Am Internationalen Kongress ging’s gleich weiter: James Guillaume und Adhémar Schwitzguébel vertraten die Fédération jurassienne, dazu kamen dreizehn weitere Delegierte (vier Spanier, sechs Italiener, zwei Franzosen und ein Amerikaner). Neben diesen „offiziellen“ Delegierten nahmen zahlreiche weitere Personen aus dem In- und Ausland am Kongress in St-Imier teil, u.a. auch eine Gruppe von russischen Frauenrechtlerinnen und Revolutionärinnen. Florian Eitel geht in seinem Buch Anarchistische Uhrmacher in der Schweiz (S. 217ff.) von über 200 KongressteilnehmerInnen aus.

Der Kongress von St-Imier lehnte alle Resolutionen des vorangegangenen Haager Kongresses sowie den neuen Generalrat ab, erklärte, dass die Zerstörung jeglicher Herrschaftsstrukturen die erste Aufgabe des Proletariats sei und strebte die Organisation des Arbeiterwiderstandes durch Streiks an, mit dem Ziel der Zerstörung aller Privilegien und Klassenunterschiede.
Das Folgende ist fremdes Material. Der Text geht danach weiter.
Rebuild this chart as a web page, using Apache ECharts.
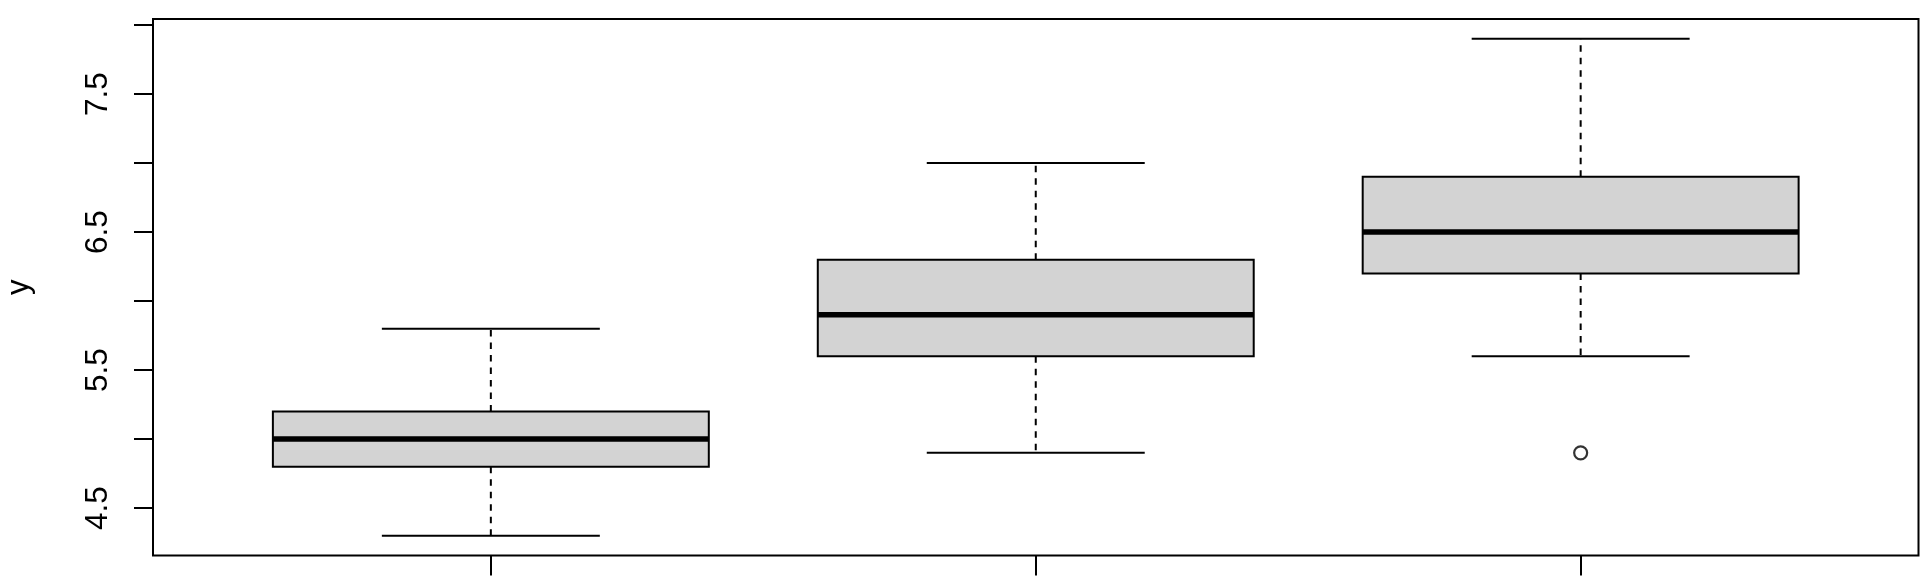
<!DOCTYPE html>
<html>
<head>
<meta charset="utf-8">
<script src="https://cdn.jsdelivr.net/npm/echarts@6/dist/echarts.min.js"></script>
<style>
html,body{margin:0;padding:0;background:#fff;}
#chart{width:1920px;height:576px;}
</style>
</head>
<body>
<div id="chart"></div>
<script>
// group positions (1, 2, 3)
const groups = [1, 2, 3];
const lowerWhisker = [4.3, 4.9, 5.6];
const q1 = [4.8, 5.6, 6.2];
const median = [5.0, 5.9, 6.5];
const q3 = [5.2, 6.3, 6.9];
const upperWhisker = [5.8, 7.0, 7.9];
const outliers = [[3, 4.9]];
const yTicks = [4.5, 5.0, 5.5, 6.0, 6.5, 7.0, 7.5, 8.0];
const yLabels = [4.5, 5.5, 6.5, 7.5];
const yName = 'y';

const boxData = groups.map((g, i) => [g, lowerWhisker[i], q1[i], median[i], q3[i], upperWhisker[i]]);

const chart = echarts.init(document.getElementById('chart'), null, {renderer: 'canvas'});
const FONT = "'Liberation Sans', Arial, Helvetica, sans-serif";

function renderBox(params, api) {
  const x = api.value(0);
  const lo = api.value(1), a = api.value(2), m = api.value(3), b = api.value(4), hi = api.value(5);
  const halfBox = 0.4, halfCap = 0.2;
  const pL = api.coord([x - halfBox, m]);
  const pR = api.coord([x + halfBox, m]);
  const cL = api.coord([x - halfCap, m]);
  const cR = api.coord([x + halfCap, m]);
  const cx = api.coord([x, m])[0];
  const yLo = api.coord([x, lo])[1];
  const yA = api.coord([x, a])[1];
  const yM = api.coord([x, m])[1];
  const yB = api.coord([x, b])[1];
  const yHi = api.coord([x, hi])[1];
  const solid = {stroke: '#000', lineWidth: 2, fill: null};
  const dashed = {stroke: '#000', lineWidth: 2, lineDash: [6.5, 6], fill: null};
  return {
    type: 'group',
    children: [
      {type: 'line', shape: {x1: cx, y1: yB, x2: cx, y2: yHi}, style: dashed},
      {type: 'line', shape: {x1: cx, y1: yA, x2: cx, y2: yLo}, style: dashed},
      {type: 'line', shape: {x1: cL[0], y1: yHi, x2: cR[0], y2: yHi}, style: solid},
      {type: 'line', shape: {x1: cL[0], y1: yLo, x2: cR[0], y2: yLo}, style: solid},
      {type: 'rect', shape: {x: pL[0], y: yB, width: pR[0] - pL[0], height: yA - yB},
        style: {fill: '#d3d3d3', stroke: '#000', lineWidth: 2}},
      {type: 'line', shape: {x1: pL[0], y1: yM, x2: pR[0], y2: yM}, style: {stroke: '#000', lineWidth: 5.5}}
    ]
  };
}

const option = {
  backgroundColor: '#fff',
  animation: false,
  grid: {left: 153, right: 1.5, top: 19, bottom: 20.5, containLabel: false, outerBoundsMode: 'none',
    show: true, borderColor: '#000', borderWidth: 2, backgroundColor: 'transparent'},
  xAxis: {
    type: 'value', min: 0.38, max: 3.62,
    axisLine: {show: false},
    axisTick: {show: true, length: 20, inside: false, customValues: groups, lineStyle: {color: '#000', width: 2}},
    axisLabel: {show: false},
    splitLine: {show: false}
  },
  yAxis: {
    type: 'value', min: 4.156, max: 8.044,
    name: yName, nameLocation: 'middle', nameGap: 118, nameRotate: 90,
    nameTextStyle: {fontFamily: FONT, fontSize: 31, color: '#000'},
    axisLine: {show: false},
    axisTick: {show: true, length: 19, inside: false, customValues: yTicks, lineStyle: {color: '#000', width: 2}},
    axisLabel: {show: true, customValues: yLabels, rotate: 90, margin: 39, fontFamily: FONT, fontSize: 31.5, color: '#000',
      formatter: v => v.toFixed(1)},
    splitLine: {show: false}
  },
  series: [
    {type: 'custom', renderItem: renderBox, data: boxData, encode: {x: 0, y: [1, 2, 3, 4, 5]}, z: 2},
    {type: 'scatter', data: outliers, symbol: 'circle', symbolSize: 13,
      itemStyle: {color: 'rgba(0,0,0,0)', borderColor: '#000', borderWidth: 2.2}, z: 3}
  ]
};
chart.setOption(option);
</script>
</body>
</html>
Damit begab er sich in scharfe Opposition zu Marx & Engels, die schon im kommunistischen Manifest forderten, „alle Produktionsinstrumente in den Händen des Staats, d.h. des als herrschende Klasse organisierten Proletariats, zu zentralisieren“. Marx & Engels hatten in Den Haag zwar den Generalrat, nicht aber die Mitgliedsföderationen der IAA hinter sich gebracht.

Mit einem Solidaritätspakt zwischen den freien Föderationen und dem Aufruf an alle Föderationen der IAA, sich mit den in Saint-Imier versammelten Sektionen zu vereinigen, initiierte der internationale Kongress in St-Imier eine Parallelorganisation zur Internationalen Arbeiterassoziation und besiegelte den endgültigen Bruch mit den Marxisten der IAA. Die aus dem Gegenkongress in St-Imier entstandene Antiautoritäre Internationale hatte allerdings zu wenig Kraft, so dass sie sich schon 1877, nach ihrem letzten Kongress im belgischen Verviers, faktisch auflöste.

Globalgeschichte

Florian Eitel: Anarchistische Uhrmacher in der Schweiz –
Mikrohistorische Globalgeschichte zu den Anfängen der anarchistischen Bewegung im 19. Jahrhundert

Auch wenn die Antiautoritäre Internationale nicht lange Bestand hatte, geistert die anarchistische Bewegung, die damals im Berner Jura begann, immer noch durch die Weltgeschichte. Doch warum waren ausgerechnet jurassische Uhrmacher die Taktgeber für eine weltweite Bewegung? Die kurze Antwort findet sich im WoZ-Artikel Globalgeschichte im Berner Jura über Florian Eitels mikrohistorische Analyse: Im Berner Jura sei laut Eitel ein „Labor“ für gewerkschaftliche Organisations- und Widerstandsformen entstanden, wo Klassenkampf, Solidarität und Selbstverwaltung erprobt und das emanzipierte Zusammenleben im Hier und Jetzt ansatzweise realisiert wurden. Um die Jahrhundertwende flossen diese Erfahrungen in die weltweit entstandenen anarchosyndikalistische Massengewerkschaften ein. In den 80er Jahren und mit dem Zusammenbruch der Sowjetunion erlebt das Ideal der jurassischen Uhrenarbeiter eines solidarischen und freiheitlichen Zusammenlebens jenseits von Nationalstaat und Kapitalismus ein Revival. Die lange Antwort auf die Frage, warum ausgerechnet im Berner Jura, findet sich in Florian Eitels mikrohistorischen Analyse Anarchistische Uhrmacher in der Schweiz, Mikrohistorische Globalgeschichte zu den Anfängen der anarchistischen Bewegung im 19. Jahrhundert (2018 im transcript-Verlag erschienen, 630 Seiten mit zahlreichen Abbildungen – das PDF, das hier gratis heruntergeladen werden kann, umfasst 46.6 MB).

Saint Imier ist immer noch eine anarchistisch angehauchte Ecke der Schweiz, wie die Reportage Die ewigen Anarchisten von St. Imier von Klaus Petrus über das Kollektiv des Espace Noir und die soziale Permakultur auf dem Mont-Soleil zeigt.